Sudanese authorities are entitled to arrest and question Eritreans and other foreign nationals not registered as asylum seekers or who do not have other legal status in Sudan, Human Rights Watch said.
However, it added Sudan is obliged to allow Eritreans and others to lodge asylum claims in Sudan at any time, even if they have already been in the country for some time, and to fairly review those claims.
As Eritrea is a closed nation, it is impossible for international agencies to monitor the situation and treatment of Eritreans back home after deportation.
Thousands of Eritreans use smugglers every year to travel from Eritrea through Ethiopia and Sudan to Libya and Egypt, from where many then try to reach the European Union by boat.
Human Rights Watch has documented that thousands were kidnapped and tortured for ransom in Egypt’s Sinai Peninsula between 2010 and 2013, in some cases with the collusion of Sudanese and Egyptian security officials.
“If Sudan wants to market itself as a refugee-rights-respecting nation, it’s going about it the wrong way,” Simpson said. “Eritreans, Ethiopians and others who want protection must be allowed full access to fair asylum procedures.”
In addition, the report says that Sudan has also arrested 64 Ethiopians who risk deportation.
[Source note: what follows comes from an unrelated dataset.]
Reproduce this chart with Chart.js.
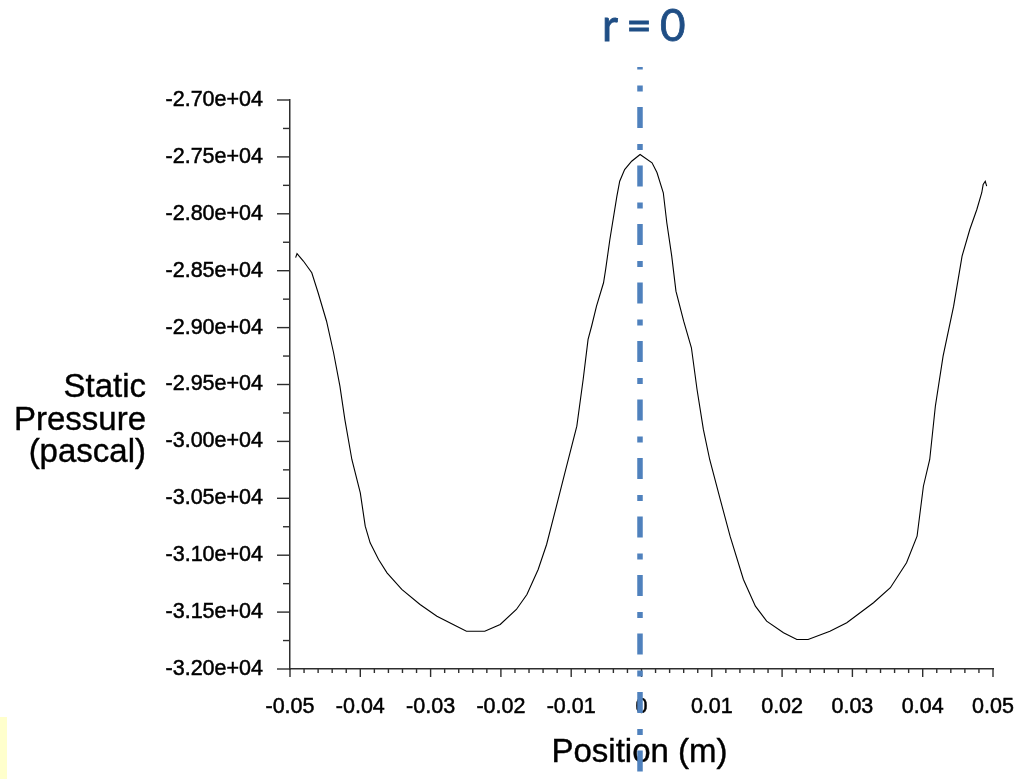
<!DOCTYPE html>
<html>
<head>
<meta charset="utf-8">
<script src="https://cdn.jsdelivr.net/npm/chart.js@4.4.1/dist/chart.umd.min.js"></script>
<style>
  html, body { margin: 0; padding: 0; background: #ffffff; }
  canvas { display: block; }
</style>
</head>
<body>
<canvas id="plot" width="1019" height="779"></canvas>
<script>
// Static pressure sampled along the radial line (m, Pa)
const positions = [
  -0.0492, -0.0490, -0.0481, -0.0469, -0.0460, -0.0448, -0.0438, -0.0429, -0.0422, -0.0412,
  -0.0400, -0.0393, -0.0386, -0.0374, -0.0362, -0.0341, -0.0315, -0.0291, -0.0263, -0.0249,
  -0.0223, -0.0201, -0.0178, -0.0163, -0.0147, -0.0135, -0.0121, -0.0109, -0.0092, -0.0083,
  -0.0076, -0.0071, -0.0064, -0.0054, -0.0051, -0.0045, -0.0035, -0.0031, -0.0024, -0.0014,
  -0.0002, 0.0015, 0.0022, 0.0031, 0.0036, 0.0043, 0.0049, 0.0060, 0.0071, 0.0079,
  0.0088, 0.0097, 0.0112, 0.0126, 0.0145, 0.0162, 0.0178, 0.0202, 0.0221, 0.0237,
  0.0268, 0.0292, 0.0330, 0.0354, 0.0377, 0.0392, 0.0401, 0.0410, 0.0418, 0.0429,
  0.0444, 0.0456, 0.0467, 0.0477, 0.0484, 0.0486, 0.0489, 0.0491
];
const pressures = [
  -28385, -28350, -28415, -28518, -28694, -28944, -29221, -29515, -29807, -30159,
  -30452, -30745, -30891, -31038, -31155, -31301, -31433, -31536, -31624, -31668,
  -31668, -31609, -31477, -31345, -31126, -30906, -30569, -30276, -29866, -29456,
  -29104, -28988, -28812, -28606, -28489, -28226, -27845, -27714, -27611, -27538,
  -27479, -27552, -27637, -27815, -28079, -28372, -28680, -28944, -29177, -29544,
  -29895, -30159, -30510, -30833, -31213, -31448, -31580, -31682, -31741, -31741,
  -31668, -31594, -31418, -31286, -31067, -30833, -30394, -30159, -29691, -29251,
  -28812, -28372, -28138, -27962, -27815, -27743, -27714, -27757
];

// Labelled ticks on each axis
const xTicks = [-0.05, -0.04, -0.03, -0.02, -0.01, 0, 0.01, 0.02, 0.03, 0.04, 0.05];
const xTickLabels = ['-0.05', '-0.04', '-0.03', '-0.02', '-0.01', '0', '0.01', '0.02', '0.03', '0.04', '0.05'];
const yTicks = [-32000, -31500, -31000, -30500, -30000, -29500, -29000, -28500, -28000, -27500, -27000];
const yTickLabels = ['-3.20e+04', '-3.15e+04', '-3.10e+04', '-3.05e+04', '-3.00e+04', '-2.95e+04',
                     '-2.90e+04', '-2.85e+04', '-2.80e+04', '-2.75e+04', '-2.70e+04'];

const xTitle = 'Position (m)';
const yTitleLines = ['Static', 'Pressure', '(pascal)'];
const axisLabel = 'r = 0';
const axisPosition = 0;

const AXIS_COLOR = '#2e2e2e';
const TICK_FONT = { family: '"Liberation Sans", Arial, sans-serif', size: 21.5 };

function labelFor(ticks, labels, value, tol) {
  const i = ticks.findIndex(v => Math.abs(v - value) < tol);
  return i >= 0 ? labels[i] : '';
}

function inkText(ctx, text, x, y, strokeWidth) {
  ctx.lineWidth = strokeWidth;
  ctx.strokeText(text, x, y);
  ctx.fillText(text, x, y);
}

// Frame decorations: tick marks, axis titles and the centre-line marker
const decorations = {
  id: 'decorations',
  beforeDraw(chart) {
    const ctx = chart.ctx;
    ctx.save();
    ctx.fillStyle = '#ffffff';
    ctx.fillRect(0, 0, chart.width, chart.height);
    ctx.fillStyle = '#ffffcc';
    ctx.fillRect(0, 717, 7, chart.height - 717);
    ctx.restore();
  },
  afterDraw(chart) {
    const ctx = chart.ctx;
    const area = chart.chartArea;
    const xs = chart.scales.x, ys = chart.scales.y;

    ctx.save();
    ctx.strokeStyle = AXIS_COLOR;
    ctx.lineWidth = 1.4;
    xs.ticks.forEach((t, i) => {
      const p = xs.getPixelForTick(i);
      const len = t.label !== '' ? 8 : 4;
      ctx.beginPath();
      ctx.moveTo(p, area.bottom);
      ctx.lineTo(p, area.bottom + len);
      ctx.stroke();
    });
    ys.ticks.forEach((t, i) => {
      const p = ys.getPixelForTick(i);
      const len = t.label !== '' ? 13 : 7;
      ctx.beginPath();
      ctx.moveTo(area.left - len, p);
      ctx.lineTo(area.left, p);
      ctx.stroke();
    });

    // axis titles
    ctx.fillStyle = '#000000';
    ctx.strokeStyle = '#000000';
    ctx.font = '33px "Liberation Sans", Arial, sans-serif';
    ctx.textAlign = 'right';
    ctx.textBaseline = 'alphabetic';
    yTitleLines.forEach((line, i) => inkText(ctx, line, 146, 397 + i * 32.5, 0.4));
    ctx.textAlign = 'center';
    inkText(ctx, xTitle, (area.left + area.right) / 2 - 2, 762, 0.4);

    // dash-dot marker through r = 0
    const mx = xs.getPixelForValue(axisPosition) - 1.5;
    ctx.strokeStyle = '#4f81bd';
    ctx.lineWidth = 5.5;
    ctx.lineCap = 'butt';
    ctx.setLineDash([21, 16, 6, 15.5]);
    ctx.lineDashOffset = 18.5;
    ctx.beginPath();
    ctx.moveTo(mx, 67);
    ctx.lineTo(mx, chart.height);
    ctx.stroke();
    ctx.setLineDash([]);

    ctx.fillStyle = '#1f4e85';
    ctx.strokeStyle = '#1f4e85';
    ctx.font = '44px Lato, "Open Sans", sans-serif';
    ctx.textAlign = 'center';
    if ('letterSpacing' in ctx) ctx.letterSpacing = '-1.5px';
    inkText(ctx, axisLabel, mx + 3, 41, 0.8);
    ctx.restore();
  }
};

new Chart(document.getElementById('plot'), {
  type: 'line',
  data: {
    datasets: [{
      data: positions.map((x, i) => ({ x: x, y: pressures[i] })),
      borderColor: '#000000',
      borderWidth: 1.1,
      pointRadius: 0,
      tension: 0,
      fill: false
    }]
  },
  options: {
    responsive: false,
    animation: false,
    events: [],
    layout: { padding: { left: 0, right: 26, top: 100, bottom: 0 } },
    plugins: { legend: { display: false }, tooltip: { enabled: false }, title: { display: false } },
    scales: {
      x: {
        type: 'linear',
        min: -0.05,
        max: 0.05,
        afterFit(scale) {
          scale.height = 110;
          scale.paddingLeft = 0;
          scale.paddingRight = 0;
        },
        border: { display: true, color: AXIS_COLOR, width: 1.5 },
        grid: { display: true, drawOnChartArea: false, drawTicks: true, tickLength: 8, tickColor: 'rgba(0,0,0,0)' },
        ticks: {
          stepSize: 0.002,
          autoSkip: false,
          maxRotation: 0,
          minRotation: 0,
          padding: 17,
          color: '#000000',
          textStrokeColor: '#000000',
          textStrokeWidth: 0.5,
          font: TICK_FONT,
          callback: v => labelFor(xTicks, xTickLabels, v, 1e-6)
        }
      },
      y: {
        type: 'linear',
        min: -32000,
        max: -27000,
        afterFit(scale) { scale.width = 290; },
        border: { display: true, color: AXIS_COLOR, width: 1.5 },
        grid: { display: true, drawOnChartArea: false, drawTicks: true, tickLength: 13, tickColor: 'rgba(0,0,0,0)' },
        ticks: {
          stepSize: 250,
          autoSkip: false,
          padding: 14,
          color: '#000000',
          textStrokeColor: '#000000',
          textStrokeWidth: 0.5,
          font: TICK_FONT,
          callback: v => labelFor(yTicks, yTickLabels, v, 1)
        }
      }
    }
  },
  plugins: [decorations]
});
</script>
</body>
</html>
Human Rights watch said Ethiopia’s restrictions on political rights have spurred citizens to leave and a crackdown that began November in its Oromia region may have led to “thousands” fleeing to neighbouring countries.
Ethiopian security forces have killed Dozens of ethnic Oromos mainly university students after they staged weeks-long demonstration in protest to government’s plan to expand the capital’s territory to parts of the Oromia region.
Following the violent and deadly clashes, many Ethiopians are believed to have fled to neighbouring countries, including Sudan.